IN EVEN the best of relationships, honeymoons don't normally last this long.
Almost a year after winning election, Prime Minister Justin Trudeau remains the pick of two out of three Canadians surveyed in terms of popularity.
This from a Liberal government which has demonstrated a penchant for breaking its promises, and which is spending the public's money, and putting Canada in debt at an alarming rate.
According to a piece published in the Huffington Post, this has been the least productive of any government in the House of Commons in more than 20 years. The Trudeau crowd has passed just 11 bills. The previous Harper Government put through nine in its first 23 days in office.

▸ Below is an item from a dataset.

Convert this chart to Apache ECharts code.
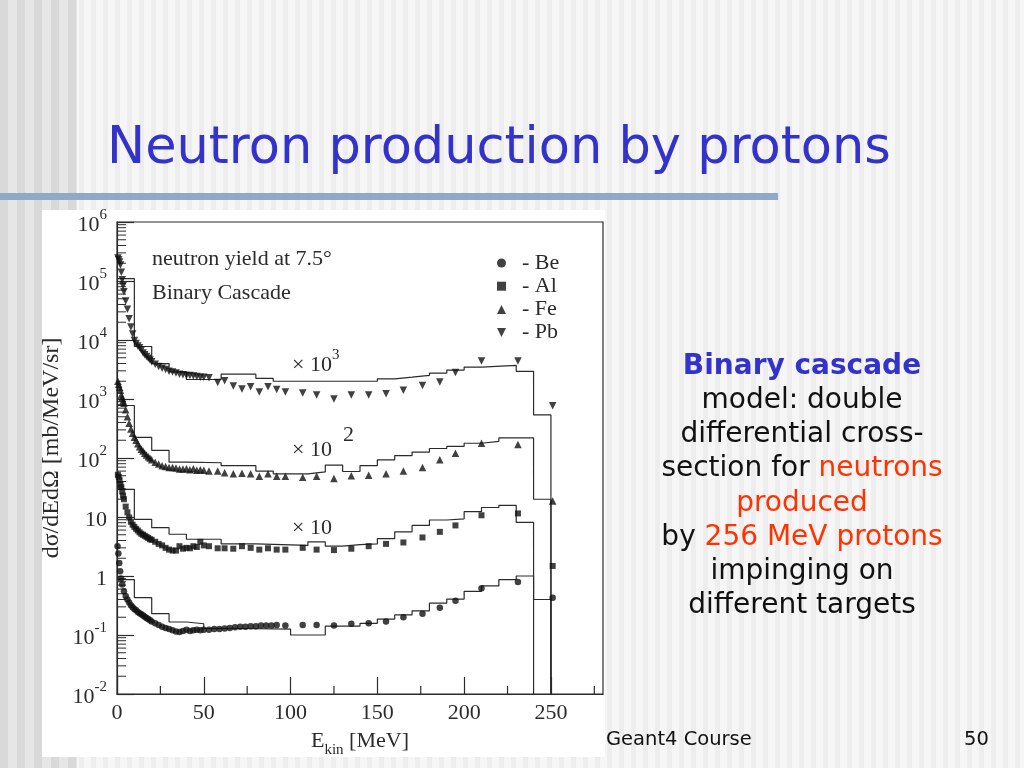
<!DOCTYPE html>
<html>
<head>
<meta charset="utf-8">
<script src="https://cdn.jsdelivr.net/npm/echarts@6/dist/echarts.min.js"></script>
<style>
html,body{margin:0;padding:0;width:1024px;height:768px;overflow:hidden;}
body{
  background-color:#f2f2f2;
  background-image:
    repeating-linear-gradient(90deg,#d9d9d9 0px,#d9d9d9 8px,#e6e6e6 8px,#e6e6e6 17px),
    repeating-linear-gradient(90deg,#f6f6f6 0px,#f6f6f6 7px,#ededed 7px,#ededed 12px);
  background-size:77px 100%,100% 100%;
  background-repeat:no-repeat,repeat;
}
#chart{position:absolute;left:0;top:0;width:1024px;height:768px;}
</style>
</head>
<body>
<div id="chart"></div>
<script>
// ---------------- data ----------------
const energyTicks = [0, 50, 100, 150, 200, 250];
const energyMinorTicks = [25, 75, 125, 175, 225, 275];
const yDecades = [0.01, 0.1, 1, 10, 100, 1000, 10000, 100000, 1000000];
const yMinorMultipliers = [2, 3, 4, 5, 6, 7, 8, 9];
const targets = ['Be', 'Al', 'Fe', 'Pb'];

// measured points [E_kin MeV, dsigma/dEdOmega (scaled)]
const bePoints = [[0.3,3.2],[0.8,2.4],[1.3,1.66],[1.8,1.2],[2.3,0.91],[3,0.72],[4,0.55],[5,0.46],[6,0.40],[7,0.355],[8,0.32],[9,0.295],[10,0.275],[11,0.263],[12,0.245],[13,0.234],[14,0.224],[15,0.214],[16,0.204],[17,0.195],[18,0.186],[19,0.178],[20,0.170],[22,0.158],[24,0.148],[26,0.138],[28,0.132],[30,0.126],[32,0.120],[34,0.115],[36,0.112],[38,0.117],[40,0.123],[42,0.117],[44,0.120],[46,0.123],[48,0.120],[50,0.123],[53,0.123],[56,0.126],[59,0.126],[62,0.129],[65,0.132],[68,0.135],[71,0.138],[74,0.138],[77,0.141],[80,0.141],[83,0.145],[86,0.145],[89,0.145],[92,0.148],[97,0.145],[107,0.148],[115,0.148],[125,0.145],[135,0.155],[145,0.158],[155,0.170],[165,0.20],[176,0.23],[186,0.29],[195,0.38],[210,0.62],[231,0.79],[251,0.43]];
const alPoints = [[0.5,52],[1,48],[1.5,42],[2,35],[2.5,32],[3,27],[3.5,23],[4,20],[5,15],[6,12],[7,9.8],[8,8.3],[9,7.4],[10,6.8],[11,6.3],[12,5.9],[13,5.5],[14,5.2],[15,5.0],[16,4.8],[17,4.6],[18,4.4],[19,4.2],[20,4.1],[22,3.8],[24,3.5],[26,3.3],[28,3.0],[30,2.8],[32,2.7],[34,2.7],[36,3.2],[38,2.9],[40,3.0],[42,2.95],[44,3.2],[46,3.1],[48,3.8],[50,3.3],[53,3.2],[58,2.95],[62,2.95],[67,2.9],[72,3.2],[77,3.0],[82,2.8],[87,2.95],[92,2.8],[97,2.8],[107,3.0],[115,2.8],[125,2.75],[135,2.9],[145,3.2],[155,3.5],[165,3.7],[176,4.5],[186,5.6],[195,7.2],[210,10.7],[231,11.5],[251,1.48]];
const fePoints = [[0.5,2000],[1,1780],[1.5,1580],[2,1410],[2.5,1170],[3,1050],[3.5,930],[4,850],[5,660],[6,500],[7,390],[8,310],[9,263],[10,224],[11,200],[12,174],[13,155],[14,141],[15,132],[16,120],[17,112],[18,105],[19,100],[20,93],[22,85],[24,79],[26,74],[28,72],[30,69],[32,69],[34,68],[36,65],[38,65],[40,66],[42,63],[44,66],[46,62],[48,63],[50,62],[53,60],[58,60],[62,56],[67,54],[72,55],[77,54],[82,49],[87,54],[92,49],[97,49],[107,47],[115,49],[125,45],[135,50],[145,51],[155,54],[165,60],[176,69],[186,93],[195,120],[210,178],[231,170],[251,18.6]];
const pbPoints = [[0.5,245000],[1,229000],[1.5,209000],[2,186000],[2.5,141000],[3,105000],[3.5,83000],[4,66000],[5,45700],[6,33100],[7,22900],[8,16600],[9,12600],[10,9800],[11,8700],[12,7900],[13,7400],[14,6800],[15,6000],[16,5600],[17,5250],[18,4900],[19,4570],[20,4270],[22,3890],[24,3550],[26,3310],[28,3160],[30,2950],[32,2880],[34,2750],[36,2630],[38,2570],[40,2510],[42,2510],[44,2450],[46,2400],[48,2340],[50,2340],[53,2290],[58,1910],[62,2040],[67,1660],[72,1480],[77,1620],[82,1320],[87,1620],[92,1450],[97,1320],[107,1260],[115,1170],[125,1000],[135,1170],[145,1170],[155,1230],[165,1410],[176,1700],[186,1950],[195,2800],[210,4400],[231,4400],[251,770]];

// Binary Cascade histograms: [binLow, binHigh, value]
const beHist = [[0,10,0.87],[10,20,0.43],[20,30,0.23],[30,40,0.166],[40,50,0.155],[50,70,0.129],[70,100,0.126],[100,120,0.100],[120,140,0.141],[140,150,0.158],[150,160,0.186],[160,170,0.219],[170,180,0.257],[180,190,0.347],[190,200,0.407],[200,210,0.55],[210,220,0.68],[220,230,0.87],[230,240,1.0],[240,250,0.40]];
const alHist = [[0,10,29.5],[10,20,9.1],[20,30,6.6],[30,40,5.1],[40,60,4.2],[60,80,3.5],[80,110,3.3],[110,120,3.8],[120,130,3.2],[130,140,3.4],[140,150,3.5],[150,160,4.3],[160,170,5.6],[170,180,7.2],[180,190,8.9],[190,200,9.3],[200,210,12.3],[210,220,14.5],[220,230,15.8],[230,240,8.1]];
const feHist = [[0,10,776],[10,20,224],[20,30,135],[30,40,85],[40,60,83],[60,80,74],[80,90,60],[90,110,54],[110,120,58],[120,130,76],[130,140,59],[140,150,74],[150,160,93],[160,170,110],[170,180,126],[180,190,145],[190,200,158],[200,210,178],[210,220,191],[220,240,219],[240,250,20]];
const pbHist = [[0,10,110000],[10,20,7760],[20,30,3980],[30,40,2880],[40,60,2140],[60,80,2630],[80,90,2240],[90,100,2000],[100,140,2000],[140,150,2000],[150,160,2190],[160,170,2340],[170,180,2510],[180,190,2750],[190,200,3090],[200,210,3470],[210,230,3720],[230,240,2950],[240,250,537]];

const descriptionLines = [
  '{b|Binary cascade}',
  'model: double',
  'differential cross-',
  'section for {r|neutrons}',
  '{r|produced}',
  'by {r|256 MeV protons}',
  'impinging on',
  'different targets'
];

// ---------------- chart ----------------
const SERIF = '"Liberation Serif","DejaVu Serif",serif';
const SANS = '"DejaVu Sans",Verdana,sans-serif';
const INK = '#2b2b2b';
const Y_MIN = yDecades[0];
const Y_MAX = yDecades[yDecades.length - 1];
const INVERTED_TRIANGLE = 'path://M0,0L10,0L5,10Z';

function histLine(bins) {
  const pts = [];
  bins.forEach(b => { pts.push([b[0], b[2]]); pts.push([b[1], b[2]]); });
  pts.push([bins[bins.length - 1][1], Y_MIN]);
  return pts;
}
const yMinorValues = [];
yDecades.slice(0, -1).forEach(d => yMinorMultipliers.forEach(m => yMinorValues.push([0, d * m])));

const chart = echarts.init(document.getElementById('chart'));

const histStyle = { color: INK, width: 1.2 };
function histSeries(name, bins) {
  return { name: name + ' (Binary Cascade)', type: 'line', data: histLine(bins), symbol: 'none',
    lineStyle: histStyle, itemStyle: { color: INK }, z: 3, silent: true };
}
function pointSeries(name, data, symbol, size) {
  return { name: name, type: 'scatter', data: data, symbol: symbol, symbolSize: size,
    itemStyle: { color: '#111' }, z: 4, silent: true };
}

const descGraphics = descriptionLines.map((t, i) => ({
  type: 'text', x: 802, y: 366.5 + i * 34.2,
  style: { text: t, fontFamily: SANS, fontSize: 28, fill: '#111', align: 'center', verticalAlign: 'middle',
    rich: { b: { fontFamily: SANS, fontSize: 28, fontWeight: 'bold', fill: '#3333cc' },
            r: { fontFamily: SANS, fontSize: 28, fill: '#ff3300' } } }
}));

const supRich = {
  m: { fontFamily: SERIF, fontSize: 22, lineHeight: 28, verticalAlign: 'bottom', fill: INK, color: INK },
  sup: { fontFamily: SERIF, fontSize: 15, lineHeight: 15, verticalAlign: 'top', fill: INK, color: INK }
};

const option = {
  animation: false,
  backgroundColor: 'transparent',
  grid: { left: 117, top: 222, width: 486, height: 472, show: true, borderColor: INK, borderWidth: 1.2, backgroundColor: 'transparent' },
  xAxis: {
    type: 'value', min: energyTicks[0], max: 280, interval: energyTicks[1] - energyTicks[0],
    name: '{m|E}{sub|kin}{m| [MeV]}', nameLocation: 'middle', nameGap: 36,
    nameTextStyle: { rich: {
      m: { fontFamily: SERIF, fontSize: 22, lineHeight: 28, verticalAlign: 'top', color: INK },
      sub: { fontFamily: SERIF, fontSize: 15, lineHeight: 15, verticalAlign: 'bottom', color: INK } } },
    axisLine: { lineStyle: { color: INK, width: 1.2 } },
    axisTick: { inside: true, length: 17, lineStyle: { color: INK, width: 1.2 } },
    axisLabel: { margin: 8, fontFamily: SERIF, fontSize: 22, color: INK, showMaxLabel: false },
    splitLine: { show: false }
  },
  yAxis: {
    type: 'log', logBase: 10, min: Y_MIN, max: Y_MAX,
    axisLine: { lineStyle: { color: INK, width: 1.2 } },
    axisTick: { inside: true, length: 17, lineStyle: { color: INK, width: 1.2 } },
    axisLabel: {
      margin: 10,
      formatter: function (v) {
        const e = Math.round(Math.log10(v));
        if (e === 0) return '{m|1}';
        if (e === 1) return '{m|10}';
        return '{m|10}{sup|' + e + '}';
      },
      rich: supRich
    },
    splitLine: { show: false }
  },
  legend: {
    data: targets, orient: 'vertical', left: 492, top: 247, itemWidth: 9, itemHeight: 9, itemGap: 1.2,
    symbolKeepAspect: true,
    selectedMode: false, formatter: n => '  - ' + n,
    textStyle: { fontFamily: SERIF, fontSize: 22, lineHeight: 22, color: INK }
  },
  graphic: [
    { type: 'rect', z: -100, shape: { x: 42, y: 210, width: 563, height: 547 }, style: { fill: '#ffffff' } },
    { type: 'rect', shape: { x: 0, y: 193, width: 778, height: 7 }, style: { fill: '#8faac4' } },
    { type: 'text', x: 107, y: 150, style: { text: 'Neutron production by protons', fontFamily: SANS, fontSize: 51, fill: '#3333cc', verticalAlign: 'middle' } },
    { type: 'text', x: 606, y: 740, style: { text: 'Geant4 Course', fontFamily: SANS, fontSize: 19.5, fill: '#111', verticalAlign: 'middle' } },
    { type: 'text', x: 964, y: 740, style: { text: '50', fontFamily: SANS, fontSize: 19.5, fill: '#111', verticalAlign: 'middle' } },
    { type: 'text', x: 152, y: 259, style: { text: 'neutron yield at 7.5°', fontFamily: SERIF, fontSize: 22, fill: INK, verticalAlign: 'middle' } },
    { type: 'text', x: 152, y: 293, style: { text: 'Binary Cascade', fontFamily: SERIF, fontSize: 22, fill: INK, verticalAlign: 'middle' } },
    { type: 'text', x: 292, y: 362, style: { text: '{m|× 10}{sup|3}', fontFamily: SERIF, fontSize: 22, fill: INK, verticalAlign: 'middle', rich: supRich } },
    { type: 'text', x: 292, y: 450, style: { text: '× 10', fontFamily: SERIF, fontSize: 22, fill: INK, verticalAlign: 'middle' } },
    { type: 'text', x: 343, y: 435, style: { text: '2', fontFamily: SERIF, fontSize: 22, fill: INK, verticalAlign: 'middle' } },
    { type: 'text', x: 292, y: 528, style: { text: '× 10', fontFamily: SERIF, fontSize: 22, fill: INK, verticalAlign: 'middle' } },
    { type: 'text', x: 52, y: 448, rotation: Math.PI / 2, style: { text: 'dσ/dEdΩ [mb/MeV/sr]', fontFamily: SERIF, fontSize: 24, fill: INK, align: 'center', verticalAlign: 'middle' } }
  ].concat(descGraphics),
  series: [
    histSeries('Be', beHist), histSeries('Al', alHist), histSeries('Fe', feHist), histSeries('Pb', pbHist),
    pointSeries('Be', bePoints, 'circle', 6.5),
    pointSeries('Al', alPoints, 'rect', 6),
    pointSeries('Fe', fePoints, 'triangle', 7.5),
    pointSeries('Pb', pbPoints, INVERTED_TRIANGLE, 7.5),
    { type: 'custom', name: 'y minor ticks', silent: true, z: 3, data: yMinorValues,
      renderItem: function (params, api) {
        const p = api.coord([api.value(0), api.value(1)]);
        return { type: 'line', shape: { x1: p[0], y1: p[1], x2: p[0] + 9, y2: p[1] }, style: { stroke: INK, lineWidth: 1 } };
      } },
    { type: 'custom', name: 'x minor ticks', silent: true, z: 3, data: energyMinorTicks.map(e => [e, Y_MIN]),
      renderItem: function (params, api) {
        const p = api.coord([api.value(0), api.value(1)]);
        return { type: 'line', shape: { x1: p[0], y1: p[1], x2: p[0], y2: p[1] - 8 }, style: { stroke: INK, lineWidth: 1.2 } };
      } }
  ]
};
chart.setOption(option);
</script>
</body>
</html>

Then again Stephen Harper wasn't obsessed parading around shirtless, and taking selfies or marching in gay pride parades, and attending rock concerts where he could be the focus of attention.
As Conservative MP Erin O'toole puts it, "for a government that's talked about real change, and high ambition, there hasn't been much change."
All of the campaign promises about climate change, health care improvements, defence spending, Canada Post, Bill C-51 have all been put on the back burner, or sent off to various committees and more consultation.
Talk is cheap, and it really doesn't get much done.
Wasn't it Kim Campbell who once warned about style over substance? A different arena, and a different time, and no one listened to her prophetic words either at the time. Perhaps all of this will change as a new session gets under way. For the Trudeau Liberals, it had better, because even the longest of honeymoons eventually lead to a divorce if a relationship is built on nothing more than words and image.